DI MANLIO DINUCCI
ilmanifesto.it
Sabato 13 Rabî Ath-Thânî 1432 (data islamica corrispondente alla gregoriana 19 marzo 2011), cacciabombardieri Ghibli, decollati dalla portaerei libica al-Mukhtar, attaccano Roma con missili e bombe a guida laser. Primi obiettivi il Quirinale e Palazzo Chigi. Due giorni prima, al quartier generale dell’Onu ad Addis Abeba, il Consiglio di sicurezza ha varato una risoluzione che impone il divieto di volo nello spazio aereo della Repubblica italiana, autorizzando tutte le misure necessarie per proteggere i civili.

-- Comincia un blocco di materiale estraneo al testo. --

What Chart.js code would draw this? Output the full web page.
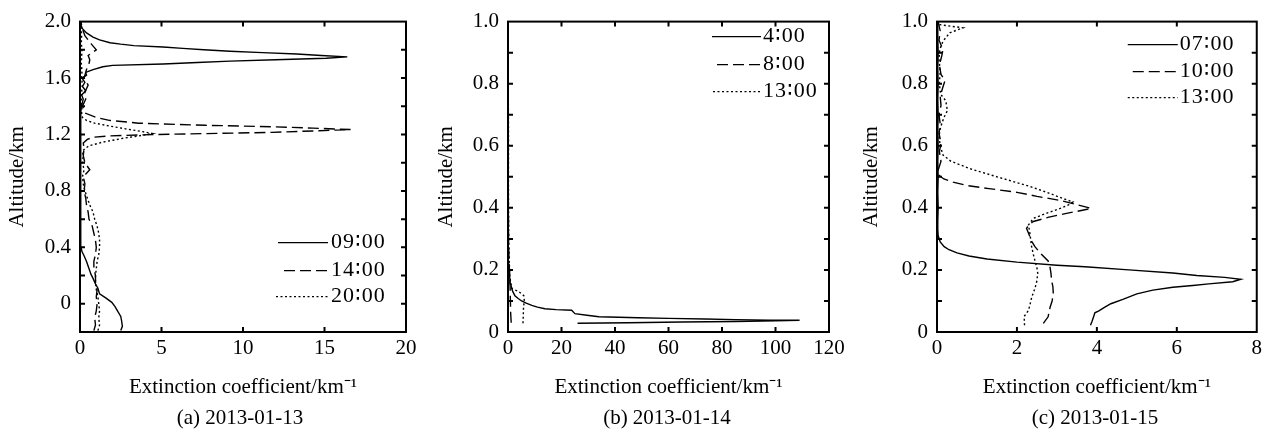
<!DOCTYPE html>
<html lang="en">
<head>
<meta charset="UTF-8">
<title>Extinction coefficient profiles</title>
<script src="https://cdn.jsdelivr.net/npm/chart.js"></script>
<style>
  body { margin: 0; background: #fff; width: 1266px; height: 430px; overflow: hidden; position: relative; }
  canvas { position: absolute; top: 0; }
  .cap { position: absolute; top: 405px; font: 21px "Liberation Serif", "Times New Roman", serif; color: #000; transform: translateX(-50%); white-space: nowrap; }
</style>
</head>
<body>
<canvas id="chart-a" width="425" height="430" style="left:0px"></canvas>
<canvas id="chart-b" width="425" height="430" style="left:425px"></canvas>
<canvas id="chart-c" width="421" height="430" style="left:845px"></canvas>
<div class="cap" style="left:240px">(a) 2013-01-13</div>
<div class="cap" style="left:667px">(b) 2013-01-14</div>
<div class="cap" style="left:1095px">(c) 2013-01-15</div>

<script>
// (a) 2013-01-13
const altA09 = [-0.19,-0.16,-0.12,-0.09,-0.05,-0.02,0.01,0.04,0.07,0.11,0.14,0.18,0.21,0.25,0.30,0.34,0.37,0.41,0.45,0.50,0.55,0.60,0.65,0.70,0.75,0.80,0.85,0.90,0.95,1.00,1.05,1.10,1.15,1.20,1.25,1.30,1.35,1.40,1.45,1.48,1.51,1.54,1.57,1.60,1.62,1.64,1.66,1.68,1.69,1.70,1.71,1.72,1.73,1.74,1.75,1.76,1.77,1.78,1.79,1.80,1.81,1.82,1.83,1.84,1.85,1.87,1.89,1.92,1.95,1.98,2.00];
const extA09 = [2.5,2.6,2.55,2.5,2.3,2.15,1.95,1.6,1.2,1.1,0.95,0.8,0.67,0.55,0.4,0.25,0.12,0.05,0.04,0.06,0.03,0.05,0.04,0.06,0.03,0.05,0.04,0.06,0.05,0.03,0.06,0.04,0.05,0.03,0.06,0.05,0.04,0.08,0.2,0.1,0.35,0.15,0.3,0.12,0.4,0.35,0.8,1.4,2.0,5.1,7.2,9.2,12.0,15.1,16.4,14.8,13.3,11.2,9.2,7.6,6.3,5.1,3.3,2.5,1.84,1.2,0.8,0.4,0.15,0.05,0.02];
const altA14 = [-0.19,-0.15,-0.10,-0.05,0.00,0.05,0.10,0.15,0.20,0.25,0.30,0.35,0.40,0.45,0.50,0.55,0.60,0.65,0.70,0.75,0.80,0.85,0.90,0.95,1.00,1.05,1.10,1.14,1.165,1.18,1.19,1.20,1.206,1.215,1.225,1.235,1.245,1.255,1.265,1.28,1.30,1.32,1.35,1.40,1.45,1.50,1.55,1.60,1.66,1.70,1.73,1.76,1.80,1.84,1.90,1.95,2.00];
const extA14 = [0.85,0.95,0.9,1.0,1.05,1.0,1.05,0.95,0.95,0.85,0.85,0.95,1.0,0.95,0.85,0.75,0.55,0.5,0.4,0.35,0.25,0.3,0.2,0.6,0.3,0.2,0.25,0.2,0.45,0.8,1.8,4.7,7.6,11.8,14.3,16.6,14.3,11.8,7.7,3.6,1.8,1.0,0.35,0.15,0.35,0.3,0.5,0.25,0.4,0.55,0.6,0.5,1.0,0.7,0.3,0.15,0.05];
const altA20 = [-0.19,-0.15,-0.10,-0.05,0.00,0.05,0.10,0.15,0.20,0.25,0.30,0.35,0.40,0.45,0.50,0.55,0.60,0.65,0.70,0.75,0.80,0.85,0.90,0.95,1.00,1.05,1.08,1.10,1.12,1.146,1.176,1.195,1.206,1.22,1.24,1.26,1.28,1.30,1.32,1.35,1.40,1.45,1.50,1.55,1.60,1.65,1.70,1.75,1.80,1.85,1.90,1.95,2.00];
const extA20 = [1.1,1.2,1.15,1.2,1.15,1.1,1.0,0.95,0.95,1.0,1.05,1.15,1.2,1.2,1.15,1.05,0.9,0.8,0.6,0.45,0.3,0.2,0.15,0.25,0.15,0.2,0.15,0.3,0.57,1.4,2.8,3.9,4.46,3.85,2.8,1.8,0.9,0.4,0.15,0.1,0.12,0.08,0.1,0.15,0.1,0.12,0.08,0.1,0.12,0.08,0.1,0.08,0.05];

// (b) 2013-01-14
const altB04 = [0.028,0.030,0.032,0.034,0.036,0.038,0.038,0.040,0.042,0.044,0.046,0.049,0.054,0.059,0.064,0.070,0.072,0.075,0.080,0.086,0.093,0.100,0.108,0.117,0.130,0.140,0.155,0.165,0.180,0.200,0.220];
const extB04 = [26,45,65,85,100,109,98,85,73.6,60,48.7,34,29.5,25,24.5,23.8,18,13.8,11,8.9,6.8,5.1,3.8,2.6,1.8,1.4,1.0,0.75,0.6,0.45,0.3];
const altB08 = [0.03,0.06,0.10,0.14,0.18,0.22,0.30,0.40,0.50,0.60,0.70,0.80,0.90,1.00];
const extB08 = [1.2,1.0,0.9,0.8,0.7,0.4,0.2,0.15,0.1,0.12,0.1,0.08,0.1,0.05];
const altB13 = [0.028,0.05,0.08,0.10,0.117,0.131,0.139,0.15,0.165,0.19,0.22,0.30,0.40,0.50,0.60,0.70,0.80,0.90,1.00];
const extB13 = [5.6,5.7,5.8,6.1,5.9,3.9,1.6,1.2,0.9,0.6,0.5,0.3,0.2,0.15,0.2,0.15,0.1,0.12,0.1];

// (c) 2013-01-15
const altC07 = [0.022,0.035,0.05,0.062,0.068,0.08,0.091,0.105,0.123,0.135,0.144,0.150,0.155,0.162,0.170,0.176,0.182,0.190,0.200,0.210,0.215,0.225,0.235,0.245,0.255,0.265,0.275,0.29,0.31,0.33,0.36,0.40,0.45,0.50,0.55,0.60,0.65,0.70,0.75,0.80,0.85,0.90,0.95,1.00];
const extC07 = [3.84,3.88,3.92,3.95,4.05,4.2,4.35,4.65,5.0,5.4,5.9,6.4,6.8,7.4,7.6,7.2,6.5,5.9,4.8,3.7,3.0,2.0,1.25,0.8,0.5,0.3,0.18,0.08,0.03,0.02,0.02,0.03,0.02,0.03,0.02,0.03,0.02,0.03,0.02,0.03,0.02,0.03,0.02,0.02];
const altC10 = [0.028,0.049,0.08,0.10,0.123,0.145,0.165,0.19,0.207,0.229,0.255,0.275,0.292,0.315,0.334,0.345,0.356,0.37,0.382,0.398,0.41,0.424,0.437,0.45,0.462,0.472,0.483,0.493,0.505,0.514,0.53,0.55,0.58,0.61,0.64,0.67,0.70,0.73,0.76,0.79,0.81,0.83,0.86,0.89,0.91,0.94,0.97,1.0];
const extC10 = [2.66,2.78,2.83,2.88,2.91,2.9,2.87,2.85,2.83,2.78,2.58,2.45,2.37,2.3,2.24,2.3,2.41,2.8,3.24,3.86,3.5,3.08,2.5,2.0,1.3,0.75,0.4,0.17,0.05,0.01,0.05,0.1,0.06,0.1,0.05,0.08,0.05,0.1,0.08,0.15,0.2,0.1,0.06,0.12,0.15,0.05,0.08,0.03];
const altC13 = [0.022,0.05,0.07,0.09,0.112,0.14,0.165,0.19,0.207,0.23,0.25,0.28,0.313,0.345,0.366,0.383,0.398,0.41,0.419,0.43,0.45,0.47,0.50,0.525,0.55,0.57,0.60,0.63,0.66,0.69,0.713,0.745,0.766,0.80,0.84,0.88,0.91,0.937,0.964,0.98,0.99,1.0];
const extC13 = [2.19,2.18,2.29,2.33,2.37,2.45,2.5,2.52,2.5,2.45,2.41,2.36,2.33,2.29,2.41,2.75,3.08,3.3,3.4,3.15,2.75,2.3,1.5,0.85,0.35,0.15,0.08,0.05,0.09,0.17,0.26,0.22,0.09,0.06,0.08,0.05,0.07,0.15,0.32,0.65,0.07,0.03];

const labelsA = ['09∶00', '14∶00', '20∶00'];
const labelsB = ['4∶00', '8∶00', '13∶00'];
const labelsC = ['07∶00', '10∶00', '13∶00'];

const FONT = '"Liberation Serif", "Times New Roman", serif';
const LEGEND_FONT = '"Liberation Serif", "DejaVu Sans", serif';
const styles = [
    { borderDash: [] },
    { borderDash: [11, 5] },
    { borderDash: [2, 2.5] }
];

function pts(ext, alt) {
    return ext.map((v, i) => ({ x: v, y: alt[i] }));
}

// box frame + inward tick marks on all four sides
const frameTicks = {
    id: 'frameTicks',
    afterDatasetsDraw(chart) {
        const { ctx, chartArea: a, scales: { x, y } } = chart;
        ctx.save();
        ctx.strokeStyle = '#000';
        ctx.lineWidth = 2;
        ctx.strokeRect(a.left, a.top, a.right - a.left, a.bottom - a.top);
        ctx.beginPath();
        x.ticks.forEach(t => {
            if (t.value <= x.min || t.value >= x.max) return;
            const px = x.getPixelForValue(t.value);
            ctx.moveTo(px, a.bottom); ctx.lineTo(px, a.bottom - 5);
            ctx.moveTo(px, a.top); ctx.lineTo(px, a.top + 5);
        });
        y.ticks.forEach(t => {
            if (t.value <= y.min + 1e-9 || t.value >= y.max - 1e-9) return;
            const py = y.getPixelForValue(t.value);
            ctx.moveTo(a.left, py); ctx.lineTo(a.left + 5, py);
            ctx.moveTo(a.right, py); ctx.lineTo(a.right - 5, py);
        });
        ctx.stroke();
        ctx.restore();
    }
};

// legend drawn inside the plot area
const innerLegend = {
    id: 'innerLegend',
    afterDraw(chart, args, opts) {
        const { ctx, chartArea: a } = chart;
        ctx.save();
        ctx.font = '22px ' + LEGEND_FONT;
        ctx.letterSpacing = '1px';
        ctx.textBaseline = 'middle';
        ctx.textAlign = 'left';
        ctx.fillStyle = '#000';
        chart.data.datasets.forEach((ds, i) => {
            const yy = a.top + opts.rows[i];
            ctx.strokeStyle = '#000';
            ctx.lineWidth = 1.3;
            ctx.setLineDash(ds.borderDash || []);
            ctx.beginPath();
            ctx.moveTo(a.right - opts.lineStart[i], yy);
            ctx.lineTo(a.right - opts.lineEnd, yy);
            ctx.stroke();
            ctx.setLineDash([]);
            ctx.fillText(ds.label, a.right - opts.textStart, yy);
        });
        ctx.restore();
    }
};

function yTickLabel(every) {
    return v => {
        const k = Math.round(v * 10);
        if (k < 0 || k % every !== 0) return '';
        return k === 0 ? '0' : (k / 10).toFixed(1);
    };
}

function makeChart(id, cfg) {
    const tickFont = { family: FONT, size: 21 };
    new Chart(document.getElementById(id), {
        type: 'scatter',
        data: {
            datasets: cfg.series.map((s, i) => ({
                label: cfg.labels[i],
                data: pts(s[0], s[1]),
                showLine: true,
                borderColor: '#000',
                borderWidth: 1.4,
                borderDash: styles[i].borderDash,
                pointRadius: 0,
                tension: 0
            }))
        },
        options: {
            responsive: false,
            animation: false,
            layout: { padding: { top: 17, right: cfg.padRight, left: 0, bottom: 0 } },
            plugins: {
                legend: { display: false },
                tooltip: { enabled: false },
                innerLegend: cfg.legend
            },
            scales: {
                x: {
                    type: 'linear',
                    min: cfg.xMin, max: cfg.xMax,
                    ticks: { stepSize: cfg.xStep, padding: 4, color: '#000', font: tickFont, autoSkip: false, maxRotation: 0 },
                    grid: { display: false, drawTicks: false },
                    border: { display: false },
                    title: { display: true, text: 'Extinction coefficient/km⁻¹', color: '#000', font: tickFont, padding: { top: 0, bottom: 30 } },
                    afterFit(s) { s.height = 98; }
                },
                y: {
                    type: 'linear',
                    min: cfg.yMin, max: cfg.yMax,
                    ticks: { stepSize: cfg.yStep, padding: 9, color: '#000', font: tickFont, autoSkip: false, callback: cfg.yLabel },
                    grid: { display: false, drawTicks: false },
                    border: { display: false },
                    title: { display: true, text: 'Altitude/km', color: '#000', font: tickFont, padding: { top: cfg.yTitlePad, bottom: 0 } },
                    afterFit(s) { s.width = cfg.yWidth; }
                }
            }
        },
        plugins: [frameTicks, innerLegend]
    });
}

makeChart('chart-a', {
    series: [[extA09, altA09], [extA14, altA14], [extA20, altA20]],
    labels: labelsA,
    xMin: 0, xMax: 20, xStep: 5,
    yMin: -0.2, yMax: 2.0, yStep: 0.2, yLabel: yTickLabel(4),
    yWidth: 80, padRight: 19, yTitlePad: 5,
    legend: { lineStart: [128, 122, 130], lineEnd: 78, textStart: 75, rows: [221, 249, 275] }
});

makeChart('chart-b', {
    series: [[extB04, altB04], [extB08, altB08], [extB13, altB13]],
    labels: labelsB,
    xMin: 0, xMax: 120, xStep: 20,
    yMin: 0, yMax: 1.0, yStep: 0.1, yLabel: yTickLabel(2),
    yWidth: 83, padRight: 21, yTitlePad: 9,
    legend: { lineStart: [117, 112, 116], lineEnd: 68, textStart: 66, rows: [15, 43, 70] }
});

makeChart('chart-c', {
    series: [[extC07, altC07], [extC10, altC10], [extC13, altC13]],
    labels: labelsC,
    xMin: 0, xMax: 8, xStep: 2,
    yMin: 0, yMax: 1.0, yStep: 0.1, yLabel: yTickLabel(2),
    yWidth: 92, padRight: 7, yTitlePad: 14,
    legend: { lineStart: [129, 124, 129], lineEnd: 79, textStart: 77, rows: [23, 50, 76] }
});
</script>
</body>
</html>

I volenterosi, che conducono l’attacco aeronavale, sono guidati dagli Usa (Stati uniti d’Africa), la massima potenza mondiale, al comando della Sato (Organizzazione del trattato sud-atlantico, che unisce l’Africa al Sudamerica e si estende ad est all’India e alla Cina). All’origine c’è la «primavera europea» iniziata quando, nel continente più povero del mondo (insieme al Nordamerica), masse di parigini affamati occupano Place de l’Étoile e, nonostante la sanguinosa repressione dell’Eliseo, costringono il presidente a lasciare il paese.
In Italia il malcontento verso il governo di Roma, a lungo accumulatosi nel Mezzogiorno e nel Nord, si trasforma (a differenza che in altri paesi europei) in ribellione armata, in base a un piano da tempo preparato che provoca la spaccatura del governo centrale. Ammainata la bandiera italiana e issata quella del Regno delle Due Sicilie con lo stemma borbonico, i ribelli meridionali occupano Napoli, dove viene creato un Consiglio nazionale transitorio capeggiato da ex ministri del governo di Roma. Contemporaneamente, in Nord Italia, alcune zone vengono occupate da gruppi di ribelli armati, che sventolano la bandiera padana col Sole delle Alpi.
La posta in gioco è evidente. L’Italia è economicamente più avanzata rispetto ad altri paesi europei, grazie alle sue grosse riserve petrolifere, concentrate nel Mezzogiorno e nella pianura padana. Al loro controllo mirano le compagnie petrolifere e le banche d’investimento multinazionali degli Stati uniti d’Africa e delle altre potenze della Sato. Attraverso l’embargo e il congelamento dei fondi italiani all’estero, cercano di far crollare il governo di Roma, per riportare l’Italia a uno stato pre-unitario o per mantenerla unita sotto un governo dipendente dalle potenze straniere. La Libia – riconosciuti il Cnt di Napoli e quello della Padania quali «soli rappresentanti legittimi del popolo italiano» – arma, addestra e finanzia le loro truppe, mentre i cacciabombardieri e gli elicotteri da attacco della Sato spianano loro la strada. In tre mesi effettuano 15mila incursioni aeree, di cui 5mila di attacco con bombe e missili, demolendo le basi materiali dello stato italiano. In tal modo, dichiara il presidente libico, il nostro paese fa «la sua parte perché avanzi nel mondo la causa della pace, dei diritti umani, della democrazia».
A causa della guerra, masse di immigrati in Italia dai paesi più poveri d’Europa (Svizzera, Germania, Francia, Gran Bretagna, Svezia e altri), rimasti senza lavoro, attraversano il Mediterraneo dalle coste siciliane, su fatiscenti barconi che spesso affondano, nel tentativo di raggiungere la ricca Africa.
Quella da cui, un secolo fa, erano partite le truppe libiche al canto di «Roma bel suol d’amore», iniziando i trent’anni di occupazione coloniale dell’Italia.